This metric is independent of content and what is actually being displayed to the visitor. An ad request does not guarantee that a visitor actually viewed an ad, it only measures the opportunity for an ad to have been delivered to the visitor. This means that an ad request will be considered valid regardless of the visitor’s ability to view graphics, and whether or not the HTML document containing the ad loads to completion. In practice, an ad request will be recorded when a Web server or Ad server engages in the technical process of an advertisement insertion.
Click
Concept
“When a visitor interacts with an advertisement.”
The mainstay of the “visitor interaction” category has been the “click,” where the visitor clicks on an advertisement and is sent to an advertiser’s site or internal buffer page. An extension to the click paradigm is the “download,” where the click initiates a download of software instead of a transfer to another location on the Web. This second area is likely to grow fast with new technologies like Java, Shockwave, ActiveX and Enliven as these technologies will provide additional ways for the visitor to interact with an advertising element.
Metric
“The opportunity for a visitor to be transferred to a location by clicking on an advertisement, as recorded by the server.”
A click does not guarantee that a visitor actually arrives at the requested target URL, it only measures the opportunity for the visitor to be transferred to the target URL. This means that a click will be considered valid even if the visitor hits “stop” or otherwise aborts before arriving at the target URL. The click will also be valid if the target URL is busy or not available. In practice, a click will typically be recorded when a Web server or Ad server executes a program designed to redirect the visitor to a target URL.
Click Rate
Concept
“A percentage of response.”
Metric
“Clicks divided by ad requests.”
Page Request
Concept
“An opportunity for an HTML document to be displayed within a browser window, which may contain text, images, media objects (i.e. Java, Shockwave, Real Audio) or other online elements.”

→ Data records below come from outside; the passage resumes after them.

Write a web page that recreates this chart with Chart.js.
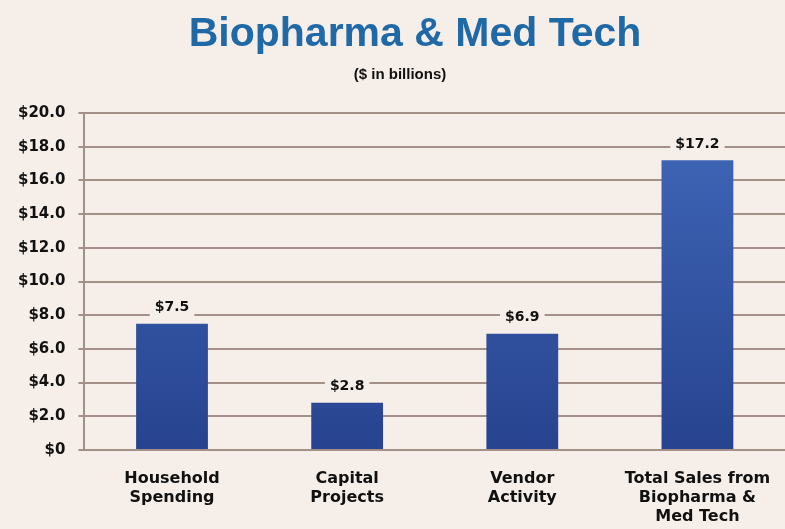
<!DOCTYPE html>
<html>
<head>
<meta charset="utf-8">
<script src="https://cdn.jsdelivr.net/npm/chart.js@4.4.1/dist/chart.umd.min.js"></script>
<style>
  html, body { margin: 0; padding: 0; background: #f6efe9; }
  #wrap { width: 785px; height: 529px; }
</style>
</head>
<body>
<div id="wrap"><canvas id="chart"></canvas></div>
<script>
const categories = [
  ['Household', 'Spending'],
  ['Capital', 'Projects'],
  ['Vendor', 'Activity'],
  ['Total Sales from', 'Biopharma &', 'Med Tech']
];
const values = [7.5, 2.8, 6.9, 17.2];
const yTicks = [0, 2, 4, 6, 8, 10, 12, 14, 16, 18, 20];

const titleText = 'Biopharma & Med Tech';
const subtitleText = '($ in billions)';
const bg = '#f6efe9';
const gridColor = '#a39088';

function money(v) {
  return v === 0 ? '$0' : '$' + v.toFixed(1);
}

// title + subtitle drawn at fixed spot, slightly right of canvas centre like the source
const headerPlugin = {
  id: 'header',
  afterDraw(chart) {
    const ctx = chart.ctx;
    ctx.save();
    ctx.textAlign = 'center';
    ctx.textBaseline = 'middle';
    ctx.fillStyle = '#1f69a6';
    ctx.font = 'bold 41px "Liberation Sans", Arial, sans-serif';
    ctx.fillText(titleText, 415, 35);
    ctx.fillStyle = '#111';
    ctx.font = 'bold 15px "Liberation Sans", Arial, sans-serif';
    ctx.fillText(subtitleText, 400, 75);
    ctx.restore();
  }
};

// value labels over the bars, with a background patch that hides the grid line
const valueLabels = {
  id: 'valueLabels',
  afterDatasetsDraw(chart) {
    const ctx = chart.ctx;
    const meta = chart.getDatasetMeta(0);
    ctx.save();
    ctx.font = 'bold 14px "DejaVu Sans", sans-serif';
    ctx.textAlign = 'center';
    ctx.textBaseline = 'middle';
    meta.data.forEach((bar, i) => {
      const txt = money(values[i]);
      const w = ctx.measureText(txt).width;
      const y = bar.y - 16;
      ctx.fillStyle = bg;
      ctx.fillRect(bar.x - w / 2 - 5, y - 9, w + 10, 18);
      ctx.fillStyle = '#111';
      ctx.fillText(txt, bar.x, y);
    });
    ctx.restore();
  }
};

new Chart(document.getElementById('chart'), {
  type: 'bar',
  data: {
    labels: categories,
    datasets: [{
      data: values,
      backgroundColor(c) {
        const area = c.chart.chartArea;
        if (!area) return '#3458a8';
        const g = c.chart.ctx.createLinearGradient(0, area.top, 0, area.bottom);
        g.addColorStop(0, '#4068b8');
        g.addColorStop(1, '#27438f');
        return g;
      },
      borderWidth: 0,
      categoryPercentage: 1,
      barPercentage: 0.41
    }]
  },
  options: {
    responsive: true,
    maintainAspectRatio: false,
    animation: false,
    layout: { padding: { top: 113, right: 0, bottom: 0, left: 5 } },
    plugins: {
      legend: { display: false },
      tooltip: { enabled: false }
    },
    scales: {
      x: {
        // last label runs off the bottom edge in the source, so fix the axis height
        // and keep the plot running right up to the canvas edge
        afterFit(axis) {
          axis.height = 79;
          axis.paddingRight = 0;
        },
        grid: { display: false, drawTicks: false },
        border: { display: true, color: gridColor, width: 2 },
        ticks: {
          color: '#111',
          padding: 19,
          maxRotation: 0,
          font: { family: '"DejaVu Sans", sans-serif', size: 16, weight: 'bold', lineHeight: 1.2 }
        }
      },
      y: {
        min: 0,
        max: 20,
        afterBuildTicks(axis) {
          axis.ticks = yTicks.map(v => ({ value: v }));
        },
        grid: {
          color: gridColor,
          lineWidth: 2,
          tickLength: 6,
          drawTicks: true
        },
        border: { display: true, color: gridColor, width: 2 },
        ticks: {
          color: '#111',
          padding: 13,
          font: { family: '"DejaVu Sans", sans-serif', size: 15, weight: 'bold' },
          callback: v => money(v)
        }
      }
    }
  },
  plugins: [headerPlugin, valueLabels]
});
</script>
</body>
</html>
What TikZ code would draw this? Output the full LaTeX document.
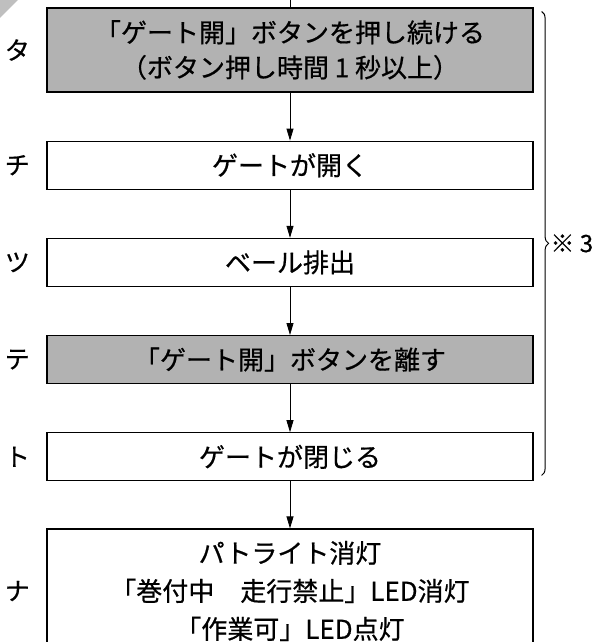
\documentclass[tikz,border=0pt]{standalone}
\usepackage{fontspec}
\setmainfont[FakeBold=0.6]{Noto Sans CJK JP}
\usetikzlibrary{arrows.meta, positioning, calc, decorations.pathreplacing}
\tikzset{
  stepbox/.style={draw, line width=1.2pt, minimum width=486pt, minimum height=48pt,
    align=center, inner sep=0pt, font=\fontsize{26}{35}\selectfont},
  greybox/.style={stepbox, fill=black!30},
  flowarrow/.style={-{Triangle[length=12pt, width=7pt]}, line width=0.8pt},
  sidelabel/.style={font=\fontsize{25}{25}\selectfont}
}

\begin{document}
\begin{tikzpicture}[x=1pt, y=1pt]
  \useasboundingbox (0,0) rectangle (597,-642);
  \fill[black!25] (0,0) -- (18,0) -- (0,-18) -- cycle;

  \node[greybox, minimum height=84pt] (ta) at (290,-50) {「ゲート開」ボタンを押し続ける\\（ボタン押し時間 1 秒以上）};
  \node[stepbox, below=48pt of ta] (chi) {ゲートが開く};
  \node[stepbox, below=48pt of chi] (tsu) {ベール排出};
  \node[greybox, below=48pt of tsu] (te) {「ゲート開」ボタンを離す};
  \node[stepbox, below=48pt of te] (to) {ゲートが閉じる};
  \node[stepbox, below=47pt of to, minimum height=124pt, font=\fontsize{26}{38}\selectfont] (na)
    {パトライト消灯\\「巻付中　走行禁止」LED消灯\\「作業可」LED点灯};

  % step letters on the left
  \foreach \b/\t in {ta/タ, chi/チ, tsu/ツ, te/テ, to/ト, na/ナ}
    \node[sidelabel, left=13pt of \b] (lbl-\b) {\t};

  \coordinate (start) at (290,0);
  \draw[line width=0.8pt] (start) -- (ta.north);
  \foreach \a/\b in {ta/chi, chi/tsu, tsu/te, te/to, to/na}
    \draw[flowarrow] (\a) -- (\b);

  % brace over the gate steps
  \coordinate (brtop) at ($(ta.north east)+(8pt,-4pt)$);
  \coordinate (brbot) at ($(to.south east)+(8pt,6pt)$);
  \draw[decorate, decoration={brace, amplitude=7pt}, line width=1pt] (brtop) -- (brbot)
    node[midway, right=5pt, font=\fontsize{24}{24}\selectfont] (note) {※ 3};
\end{tikzpicture}
\end{document}
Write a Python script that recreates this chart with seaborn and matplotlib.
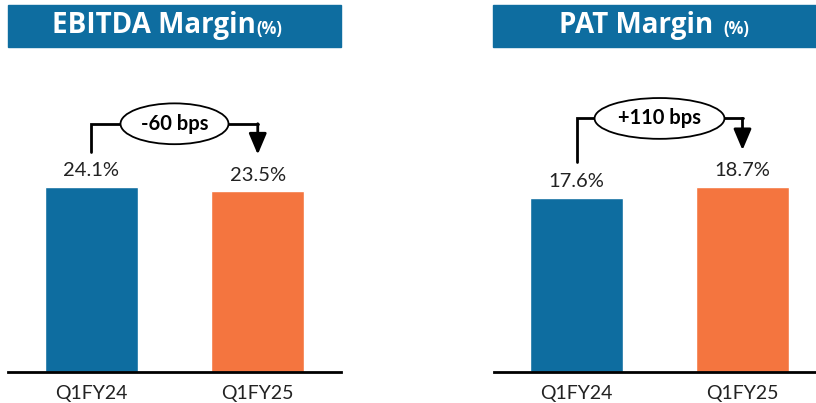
import matplotlib.pyplot as plt
import seaborn as sns
from matplotlib.patches import Rectangle

periods = ["Q1FY24", "Q1FY25"]
ebitda_margin = [24.1, 23.5]
pat_margin = [17.6, 18.7]
ebitda_change = "-60 bps"
pat_change = "+110 bps"

BLUE = "#0E6DA0"
ORANGE = "#F4753F"

sns.set_theme(style="white")
plt.rcParams["font.family"] = ["Lato", "DejaVu Sans"]

fig = plt.figure(figsize=(8.16, 4.03), dpi=100)
W, H = 816, 403


def px_axes(x0, x1, y_top, y_base):
    return fig.add_axes([x0 / W, (H - y_base) / H, (x1 - x0) / W, (y_base - y_top) / H])


def draw_panel(ax, values, ymax, change, rise):
    sns.barplot(x=periods, y=values, hue=periods, palette=[BLUE, ORANGE],
                width=0.56, legend=False, ax=ax, saturation=1)
    ax.set_xlim(-0.5, 1.5)
    ax.set_ylim(0, ymax)
    ax.set_yticks([])
    ax.set_ylabel("")
    ax.set_xlabel("")
    for side in ["top", "right", "left"]:
        ax.spines[side].set_visible(False)
    ax.spines["bottom"].set_color("black")
    ax.spines["bottom"].set_linewidth(2)
    ax.tick_params(axis="x", length=0, pad=9, labelsize=14)
    for lab in ax.get_xticklabels():
        lab.set_color("#222222")

    # value labels
    for i, v in enumerate(values):
        ax.text(i, v + ymax * 0.025, f"{v}%", ha="center", va="bottom",
                fontsize=14.5, color="#222222")

    # change bracket
    start = values[0] + rise[0]
    top = max(values) + rise[1]
    tip = values[1] + rise[2]
    ax.plot([0, 0, 1], [start, top, top], color="black", lw=2, clip_on=False,
            solid_joinstyle="miter")
    ax.annotate("", xy=(1, tip), xytext=(1, top + 0.01),
                arrowprops=dict(arrowstyle="-|>,head_length=0.85,head_width=0.36",
                                color="black", lw=2, mutation_scale=15,
                                shrinkA=0, shrinkB=0))
    ax.text(0.5, top, change, ha="center", va="center", fontsize=14.5,
            fontweight="bold", color="black", zorder=5,
            bbox=dict(boxstyle="ellipse,pad=0.22", fc="white", ec="black", lw=1.3))


def title_box(x0, x1, main, sub, sub_gap, shift):
    fig.patches.append(Rectangle((x0 / W, 1 - 47 / H), (x1 - x0) / W, 42 / H,
                                 transform=fig.transFigure, color=BLUE, zorder=0))
    t = fig.text((x0 + x1) / 2 / W - shift, 1 - 26 / H, main, ha="center", va="center",
                 fontsize=20, fontweight="bold", color="white", family="Open Sans")
    fig.canvas.draw()
    bb = t.get_window_extent()
    fig.text(bb.x1 / W + sub_gap, 1 - 29 / H, sub, ha="left", va="center",
             fontsize=12, fontweight="bold", color="white", family="Open Sans")


ax1 = px_axes(8, 341, 60, 372)
draw_panel(ax1, ebitda_margin, 40.6, ebitda_change, (4.5, 8.2, 4.8))

ax2 = px_axes(493.5, 825.5, 60, 372)
draw_panel(ax2, pat_margin, 31.5, pat_change, (3.6, 6.9, 3.7))

title_box(8, 341, "EBITDA Margin", "(%)", 0.0, 0.025)
title_box(493, 816, "PAT Margin", "(%)", 0.012, 0.022)

fig.savefig("out.png", dpi=100)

“Page” is used to represent the visitor’s view of a Web site through the browser window.
Metric (Non-framed page)
“The opportunity for an HTML document to appear in a browser window as a direct result of a visitor’s interaction with a Web site.”
A page request does not guarantee that a visitor actually viewed a page, it only measures the opportunity for an HTML document to have been delivered to the visitor. This means that a page request will be valid even if the HTML document does not load to completion
Metric (Framed page)
“A single page request (see non-framed) will be recorded when an HTML document is requested that will replace the entire window or a portion of the window that was present at the time of the request.”
If the request for an HTML document causes a series of frames to be loaded that make up one virtual “page”, it is to be counted as one. Additional HTML documents that are targeted to be displayed within the present window (e.g. the visitor clicks on a hypertext link) will be recorded as additional page requests. Today’s employed methods to differentiate frames into categories of “frames that make up a single page request” and “frames that generate a new page request” are limited and rely on some customization. The goal here is to be comparable with the non-frame metric and thus fit the mold of a one click, one page paradigm.
*This is an area in which we intend to make recommendations for technology changes to make the counting of pages on a framed site more intuitive. Recommendations will be made to the formal Technology Committee within the IAB.
Visitor Characteristics: Audience and Behavior
A. Audience
Concepts
“A breakdown of Audience make up as defined by one or all of the following measures.”
- Browser: The type of Web browser being used to request pages from the Web server. In addition to the software vendor’s name, a version or release number is typically available as well. Unfortunately there are no standards for browser strings, making this a very dynamic and often difficult list to maintain.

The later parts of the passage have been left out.